Watering: Once established, grasses require only occasional watering after extended dry spells. It is recommended, however, to give adequate water when first planting and to plant in very well drained soils to ensure survival.
Shading: Most grasses, though not all, prefer full sun to perform optimally; however, not all situations may be suitable for ideal growth because of trees, hedges or buildings. Don't despair! Grasses can take less than ideal conditions, although they probably will not be as tall, full or robust as grown in full sun and may require staking.
Spacing: Spacing of grasses is one of the most critical aspects of design and one that is most ignored.
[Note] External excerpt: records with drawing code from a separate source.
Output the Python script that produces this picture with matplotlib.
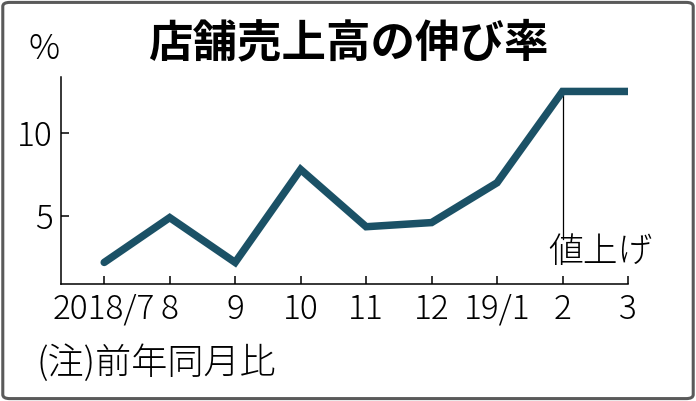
import matplotlib
matplotlib.use("Agg")
import matplotlib.pyplot as plt
from matplotlib.patches import FancyBboxPatch

months = ["2018/7", "8", "9", "10", "11", "12", "19/1", "2", "3"]
growth = [2.2, 4.9, 2.2, 7.8, 4.35, 4.6, 7.0, 12.5, 12.5]
yticks = [5, 10]
note_idx = 7
note_text = "値上げ"

jp = ["Noto Sans CJK JP", "DejaVu Sans"]
line_color = "#1b5166"

fig = plt.figure(figsize=(6.96, 4.01), dpi=100)
ax = fig.add_axes([61/696, 1 - 284/401, (628 - 61)/696, (284 - 77)/401])

x = list(range(len(months)))
ax.plot(x, growth, color=line_color, lw=5.4, solid_joinstyle="miter", solid_capstyle="round", zorder=3)
ax.plot([note_idx, note_idx], [growth[note_idx], 3.6], color="black", lw=0.9, zorder=2)
ax.text(note_idx - 0.22, 1.75, note_text, family=jp, fontsize=25, fontweight="light", ha="left", va="bottom")

ax.set_xlim(-0.66, 8.0)
ax.set_ylim(0.9, 13.37)
ax.spines["top"].set_visible(False)
ax.spines["right"].set_visible(False)
for s in ("left", "bottom"):
    ax.spines[s].set_linewidth(1.1)
ax.set_xticks(x)
ax.set_xticklabels(months)
ax.set_yticks(yticks)
ax.tick_params(direction="in", length=6, width=1.1, labelsize=24, pad=6)
for lab in ax.get_xticklabels() + ax.get_yticklabels():
    lab.set_family(jp)
    lab.set_fontweight("light")

fig.text(0.5, 1 - 43/401, "店舗売上高の伸び率", family=jp, fontsize=32, fontweight="bold", ha="center", va="center")
fig.text(44/696, 1 - 49/401, "%", family=jp, fontsize=25, fontweight="light", ha="center", va="center")
fig.text(36/696, 1 - 364/401, "(注)前年同月比", family=jp, fontsize=26, fontweight="light", ha="left", va="center")

border = FancyBboxPatch((0.004, 0.006), 0.992, 0.988, boxstyle="round,pad=0,rounding_size=0.01",
                        transform=fig.transFigure, fill=False, edgecolor="#5a5a5a", lw=2.2)
fig.patches.append(border)

fig.savefig("out.png", dpi=100)
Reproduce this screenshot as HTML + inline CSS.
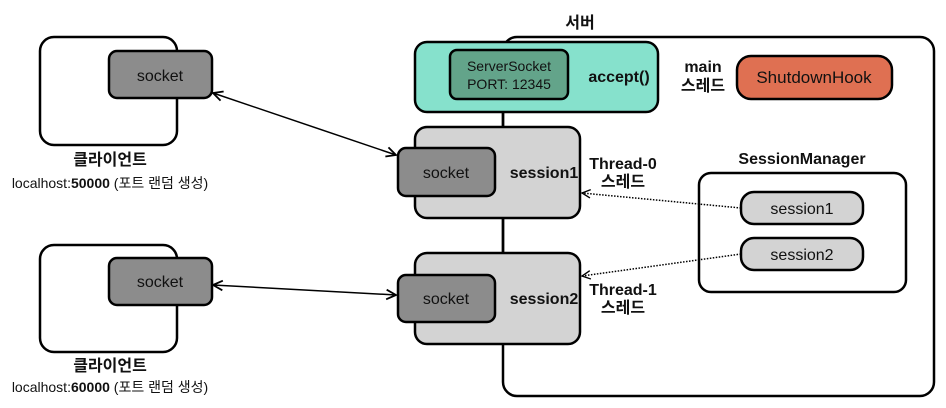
<!DOCTYPE html>
<html><head><meta charset="utf-8"><style>
html,body{margin:0;padding:0;background:#fff;}
svg{display:block;font-family:"Liberation Sans","Noto Sans CJK KR",sans-serif;}
</style></head><body>
<svg width="946" height="408" viewBox="0 0 946 408" xmlns="http://www.w3.org/2000/svg">
<defs>
<marker id="a" viewBox="0 0 10 10" refX="9" refY="5" markerWidth="8" markerHeight="8" orient="auto-start-reverse"><path d="M1,1 L9,5 L1,9" fill="none" stroke="#000" stroke-width="1.5"/></marker>
<marker id="d" viewBox="0 0 10 10" refX="9" refY="5" markerWidth="7" markerHeight="7" orient="auto"><path d="M1,1 L9,5 L1,9" fill="none" stroke="#000" stroke-width="1.3"/></marker>
</defs>
<g stroke="#000" stroke-width="2.5">
<rect x="503" y="37" width="431" height="359" rx="14" fill="#fff"/>
<rect x="40" y="37" width="137" height="108" rx="14" fill="#fff"/>
<rect x="109" y="51" width="103" height="47" rx="8" fill="#8c8c8c"/>
<rect x="40" y="245" width="137" height="107" rx="14" fill="#fff"/>
<rect x="109" y="258" width="103" height="47" rx="8" fill="#8c8c8c"/>
<rect x="415" y="42" width="243" height="70" rx="12" fill="#86e1cc"/>
<rect x="450" y="50" width="118" height="49" rx="7" fill="#63a48a"/>
<rect x="737" y="56" width="155" height="43" rx="14" fill="#df7052"/>
<rect x="415" y="127" width="165" height="91" rx="12" fill="#d3d3d3"/>
<rect x="398" y="148" width="97" height="48" rx="8" fill="#8c8c8c"/>
<rect x="415" y="253" width="165" height="91" rx="12" fill="#d3d3d3"/>
<rect x="398" y="275" width="97" height="47" rx="8" fill="#8c8c8c"/>
<rect x="699" y="173" width="207" height="119" rx="12" fill="#fff"/>
<rect x="741" y="192" width="122" height="32" rx="13" fill="#d3d3d3"/>
<rect x="741" y="238" width="122" height="32" rx="13" fill="#d3d3d3"/>
</g>
<g stroke="#000" stroke-width="2.5">
<line x1="503" y1="112" x2="503" y2="127"/>
<line x1="503" y1="218" x2="503" y2="253"/>
</g>
<g stroke="#000" stroke-width="1.5" fill="none">
<line x1="213" y1="93" x2="396" y2="155" marker-start="url(#a)" marker-end="url(#a)"/>
<line x1="213" y1="285" x2="396" y2="295" marker-start="url(#a)" marker-end="url(#a)"/>
<line x1="741" y1="208" x2="582" y2="193" stroke-dasharray="1.5 1.5" marker-end="url(#d)"/>
<line x1="741" y1="254" x2="582" y2="276" stroke-dasharray="1.5 1.5" marker-end="url(#d)"/>
</g>
<g font-size="16" text-anchor="middle" fill="#111">
<text x="160" y="81">socket</text>
<text x="160" y="287">socket</text>
<text x="446" y="178">socket</text>
<text x="446" y="304">socket</text>
<text x="509" y="71" font-size="14">ServerSocket</text>
<text x="509" y="89" font-size="14">PORT: 12345</text>
<text x="814" y="83" font-size="17">ShutdownHook</text>
<text x="802" y="214">session1</text>
<text x="802" y="260">session2</text>
</g>
<g font-size="16" font-weight="bold" text-anchor="middle" fill="#111">
<text x="580" y="28">서버</text>
<text x="619" y="82">accept()</text>
<text x="703" y="72">main</text>
<text x="703" y="91">스레드</text>
<text x="544" y="178">session1</text>
<text x="544" y="304">session2</text>
<text x="623" y="169">Thread-0</text>
<text x="623" y="187">스레드</text>
<text x="623" y="295">Thread-1</text>
<text x="623" y="313">스레드</text>
<text x="802" y="164">SessionManager</text>
<text x="110" y="165">클라이언트</text>
<text x="110" y="371">클라이언트</text>
</g>
<g font-size="14" text-anchor="middle" fill="#111">
<text x="110" y="188">localhost:<tspan font-weight="bold">50000</tspan> (포트 랜덤 생성)</text>
<text x="110" y="392">localhost:<tspan font-weight="bold">60000</tspan> (포트 랜덤 생성)</text>
</g>
</svg>
</body></html>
Ornamental grasses grow and develop quickly to fill their space. Save unnecessary maintenance costs by following this simple rule of thumb: space plants as far apart as they will get tall. In most cases, this will prevent overcrowding.
Mulching: Mulching is another aspect of maintenance. Mulching will perform several functions. First, for weed control, use at least four inches of bark or compost around the base of the grasses and perennials to control weeds and reduce the need of herbicides. Perennials can easily tolerate a lot of mulch. Second, also mulch for temperature control, primarily for the winter protection of the roots and culms from cold damage.
Weed control: Weed control in ornamental grasses can be done with mulch, hand weeding or chemically. The first two ways are self-explanatory. For pre-emergent weed control, use Hi-Yield Weed and Grass Preventer, a granular formulation or Casaron granules. It can be used in landscapes and containers but read the label first for specifics. For post-emergent weed control, use a lawn weed control for broad leaf weeds or carefully use Killzall®, which can be effectively used around warm season grasses during the dormant time of the year.
Soil preparation: Soil preparation for grasses is important and should be done before planting. Grasses will respond positively to some kind of good soil preparation. Use good organic amendments; either leaf mold, mushroom compost, garden debris compost, bark or sawdust. They will also respond to compost as a top dressing over the crown of the plants. Soil incorporation can be accomplished by either hand-spading into the planting hole or - preferably - by spreading out over the garden area and incorporating by deep tilling.